# TO BE DONE
Only the lines from the start of the entries through the line with "(0,0) rectangle (1274,481);" are wanted; please output them exactly.

# MATERIAL FOR THIS EXERCISE
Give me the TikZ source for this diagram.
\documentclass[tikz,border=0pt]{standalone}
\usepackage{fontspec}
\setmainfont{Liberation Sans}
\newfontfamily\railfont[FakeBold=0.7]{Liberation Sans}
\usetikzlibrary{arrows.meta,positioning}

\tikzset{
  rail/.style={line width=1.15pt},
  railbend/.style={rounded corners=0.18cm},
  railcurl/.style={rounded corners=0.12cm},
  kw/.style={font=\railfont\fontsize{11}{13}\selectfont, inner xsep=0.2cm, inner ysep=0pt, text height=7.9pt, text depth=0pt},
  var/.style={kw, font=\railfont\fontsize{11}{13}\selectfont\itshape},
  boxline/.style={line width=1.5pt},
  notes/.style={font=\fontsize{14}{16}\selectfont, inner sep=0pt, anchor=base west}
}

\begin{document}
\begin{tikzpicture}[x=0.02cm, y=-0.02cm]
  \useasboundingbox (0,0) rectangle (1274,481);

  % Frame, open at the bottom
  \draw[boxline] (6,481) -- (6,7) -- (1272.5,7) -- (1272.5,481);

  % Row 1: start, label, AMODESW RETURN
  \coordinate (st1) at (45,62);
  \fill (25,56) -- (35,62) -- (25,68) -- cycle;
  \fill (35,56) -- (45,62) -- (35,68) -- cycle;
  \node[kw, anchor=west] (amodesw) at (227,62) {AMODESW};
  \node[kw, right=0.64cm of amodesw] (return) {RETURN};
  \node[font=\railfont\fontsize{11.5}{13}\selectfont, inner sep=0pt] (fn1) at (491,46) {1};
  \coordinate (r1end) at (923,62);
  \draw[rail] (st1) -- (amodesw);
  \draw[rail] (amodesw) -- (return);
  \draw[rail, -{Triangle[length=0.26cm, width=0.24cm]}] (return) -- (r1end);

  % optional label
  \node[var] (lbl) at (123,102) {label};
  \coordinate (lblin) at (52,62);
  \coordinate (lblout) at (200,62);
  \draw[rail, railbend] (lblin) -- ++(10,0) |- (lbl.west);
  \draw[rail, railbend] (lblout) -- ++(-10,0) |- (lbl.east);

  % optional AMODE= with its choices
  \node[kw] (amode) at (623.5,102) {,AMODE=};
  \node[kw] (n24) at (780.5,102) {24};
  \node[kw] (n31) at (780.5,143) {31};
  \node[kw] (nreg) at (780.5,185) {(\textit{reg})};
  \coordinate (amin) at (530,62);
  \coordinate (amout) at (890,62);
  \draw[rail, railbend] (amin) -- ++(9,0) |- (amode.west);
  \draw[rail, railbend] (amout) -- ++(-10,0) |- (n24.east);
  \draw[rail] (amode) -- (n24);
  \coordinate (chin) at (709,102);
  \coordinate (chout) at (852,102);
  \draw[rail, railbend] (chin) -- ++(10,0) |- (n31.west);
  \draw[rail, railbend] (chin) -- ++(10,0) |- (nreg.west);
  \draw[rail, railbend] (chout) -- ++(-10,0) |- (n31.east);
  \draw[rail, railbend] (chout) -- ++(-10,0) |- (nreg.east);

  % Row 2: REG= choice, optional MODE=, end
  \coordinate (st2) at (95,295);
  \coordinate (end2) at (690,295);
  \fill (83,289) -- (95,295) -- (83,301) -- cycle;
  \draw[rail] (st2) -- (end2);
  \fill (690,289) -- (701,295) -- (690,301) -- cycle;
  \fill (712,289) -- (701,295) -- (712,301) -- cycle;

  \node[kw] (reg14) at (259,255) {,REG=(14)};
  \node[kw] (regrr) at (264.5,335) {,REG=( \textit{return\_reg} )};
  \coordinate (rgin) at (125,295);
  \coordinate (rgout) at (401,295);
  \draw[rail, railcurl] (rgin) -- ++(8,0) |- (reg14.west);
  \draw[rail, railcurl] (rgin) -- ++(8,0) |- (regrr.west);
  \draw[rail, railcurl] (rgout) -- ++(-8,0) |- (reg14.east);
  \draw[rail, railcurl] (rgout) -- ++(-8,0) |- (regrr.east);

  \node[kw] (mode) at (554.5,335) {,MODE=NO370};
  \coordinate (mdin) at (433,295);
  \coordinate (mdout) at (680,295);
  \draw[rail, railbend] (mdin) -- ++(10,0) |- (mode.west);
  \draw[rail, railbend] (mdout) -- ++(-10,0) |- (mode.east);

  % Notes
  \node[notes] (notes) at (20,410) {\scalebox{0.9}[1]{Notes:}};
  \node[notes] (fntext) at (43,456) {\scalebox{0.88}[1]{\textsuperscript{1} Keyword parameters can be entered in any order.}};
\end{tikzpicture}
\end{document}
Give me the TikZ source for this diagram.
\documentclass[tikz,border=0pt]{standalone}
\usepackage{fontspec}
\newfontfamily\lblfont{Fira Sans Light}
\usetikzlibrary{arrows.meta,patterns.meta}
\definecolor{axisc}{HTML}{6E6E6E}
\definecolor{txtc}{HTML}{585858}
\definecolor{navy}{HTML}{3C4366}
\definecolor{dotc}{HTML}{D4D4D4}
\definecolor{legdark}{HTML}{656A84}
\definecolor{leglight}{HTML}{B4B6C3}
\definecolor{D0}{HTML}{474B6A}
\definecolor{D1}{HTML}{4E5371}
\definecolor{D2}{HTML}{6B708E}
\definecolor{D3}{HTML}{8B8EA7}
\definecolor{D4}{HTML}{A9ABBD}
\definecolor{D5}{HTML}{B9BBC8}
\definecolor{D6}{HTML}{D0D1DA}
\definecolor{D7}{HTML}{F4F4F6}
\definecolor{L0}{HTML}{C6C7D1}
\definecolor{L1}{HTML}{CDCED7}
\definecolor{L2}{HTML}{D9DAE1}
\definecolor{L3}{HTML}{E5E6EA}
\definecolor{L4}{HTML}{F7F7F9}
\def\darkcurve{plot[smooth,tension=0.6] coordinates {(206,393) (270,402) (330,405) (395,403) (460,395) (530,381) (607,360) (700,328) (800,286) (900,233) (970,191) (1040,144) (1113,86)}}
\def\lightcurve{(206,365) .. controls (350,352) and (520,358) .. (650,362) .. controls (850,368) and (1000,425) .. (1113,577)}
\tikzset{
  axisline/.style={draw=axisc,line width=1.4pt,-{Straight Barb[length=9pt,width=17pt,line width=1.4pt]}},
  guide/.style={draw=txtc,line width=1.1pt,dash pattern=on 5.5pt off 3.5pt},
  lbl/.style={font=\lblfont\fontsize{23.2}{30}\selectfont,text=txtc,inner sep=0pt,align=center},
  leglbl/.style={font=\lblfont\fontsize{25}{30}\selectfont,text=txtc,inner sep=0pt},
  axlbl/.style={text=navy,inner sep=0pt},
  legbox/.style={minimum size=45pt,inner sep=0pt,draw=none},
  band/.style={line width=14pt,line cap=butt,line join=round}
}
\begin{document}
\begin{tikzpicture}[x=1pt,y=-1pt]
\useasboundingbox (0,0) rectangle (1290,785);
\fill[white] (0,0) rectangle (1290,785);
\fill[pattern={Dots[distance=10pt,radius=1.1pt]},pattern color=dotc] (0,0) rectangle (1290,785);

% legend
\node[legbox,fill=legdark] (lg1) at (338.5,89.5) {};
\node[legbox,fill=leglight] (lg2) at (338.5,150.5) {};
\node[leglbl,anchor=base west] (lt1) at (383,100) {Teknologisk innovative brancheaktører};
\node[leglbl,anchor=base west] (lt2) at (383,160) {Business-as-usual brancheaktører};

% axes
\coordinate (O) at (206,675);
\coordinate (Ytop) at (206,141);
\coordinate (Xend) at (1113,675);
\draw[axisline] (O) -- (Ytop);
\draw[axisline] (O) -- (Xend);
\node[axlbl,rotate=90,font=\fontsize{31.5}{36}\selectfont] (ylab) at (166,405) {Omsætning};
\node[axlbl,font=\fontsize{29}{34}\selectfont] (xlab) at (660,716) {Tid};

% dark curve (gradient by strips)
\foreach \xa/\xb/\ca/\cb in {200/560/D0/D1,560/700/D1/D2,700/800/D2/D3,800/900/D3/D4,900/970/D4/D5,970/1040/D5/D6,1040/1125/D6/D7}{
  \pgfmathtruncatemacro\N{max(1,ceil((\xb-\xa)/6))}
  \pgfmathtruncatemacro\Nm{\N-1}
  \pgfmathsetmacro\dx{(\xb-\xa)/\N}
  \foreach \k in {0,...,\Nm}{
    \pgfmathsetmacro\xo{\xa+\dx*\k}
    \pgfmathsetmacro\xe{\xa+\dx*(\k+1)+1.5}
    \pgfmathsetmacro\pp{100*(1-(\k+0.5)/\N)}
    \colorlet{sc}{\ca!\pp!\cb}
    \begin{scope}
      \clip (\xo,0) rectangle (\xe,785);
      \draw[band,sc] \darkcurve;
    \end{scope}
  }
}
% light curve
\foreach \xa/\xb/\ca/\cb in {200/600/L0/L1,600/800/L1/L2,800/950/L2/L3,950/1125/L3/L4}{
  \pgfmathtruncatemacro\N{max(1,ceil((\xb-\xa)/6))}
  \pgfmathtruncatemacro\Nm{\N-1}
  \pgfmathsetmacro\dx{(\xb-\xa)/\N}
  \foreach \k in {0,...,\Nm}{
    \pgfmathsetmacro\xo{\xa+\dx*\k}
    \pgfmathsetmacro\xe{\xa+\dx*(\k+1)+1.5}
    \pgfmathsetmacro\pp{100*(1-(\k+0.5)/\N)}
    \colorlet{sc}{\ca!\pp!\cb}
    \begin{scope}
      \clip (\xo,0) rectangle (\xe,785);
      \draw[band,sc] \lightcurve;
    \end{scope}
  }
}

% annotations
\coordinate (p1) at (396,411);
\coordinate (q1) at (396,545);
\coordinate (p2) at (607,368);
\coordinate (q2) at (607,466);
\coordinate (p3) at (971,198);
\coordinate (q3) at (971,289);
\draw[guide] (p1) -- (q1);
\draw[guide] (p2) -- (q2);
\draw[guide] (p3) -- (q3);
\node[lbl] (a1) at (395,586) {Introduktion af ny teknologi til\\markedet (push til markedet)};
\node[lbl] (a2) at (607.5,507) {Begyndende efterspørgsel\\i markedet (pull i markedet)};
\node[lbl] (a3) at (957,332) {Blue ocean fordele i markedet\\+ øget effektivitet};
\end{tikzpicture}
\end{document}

# FINISHED TASK
Give me the TikZ source for this diagram.
\documentclass[tikz,border=0pt]{standalone}
\usepackage{fontspec}
\setmainfont{Liberation Sans}
\newfontfamily\railfont[FakeBold=0.7]{Liberation Sans}
\usetikzlibrary{arrows.meta,positioning}

\tikzset{
  rail/.style={line width=1.15pt},
  railbend/.style={rounded corners=0.18cm},
  railcurl/.style={rounded corners=0.12cm},
  kw/.style={font=\railfont\fontsize{11}{13}\selectfont, inner xsep=0.2cm, inner ysep=0pt, text height=7.9pt, text depth=0pt},
  var/.style={kw, font=\railfont\fontsize{11}{13}\selectfont\itshape},
  boxline/.style={line width=1.5pt},
  notes/.style={font=\fontsize{14}{16}\selectfont, inner sep=0pt, anchor=base west}
}

\begin{document}
\begin{tikzpicture}[x=0.02cm, y=-0.02cm]
  \useasboundingbox (0,0) rectangle (1274,481);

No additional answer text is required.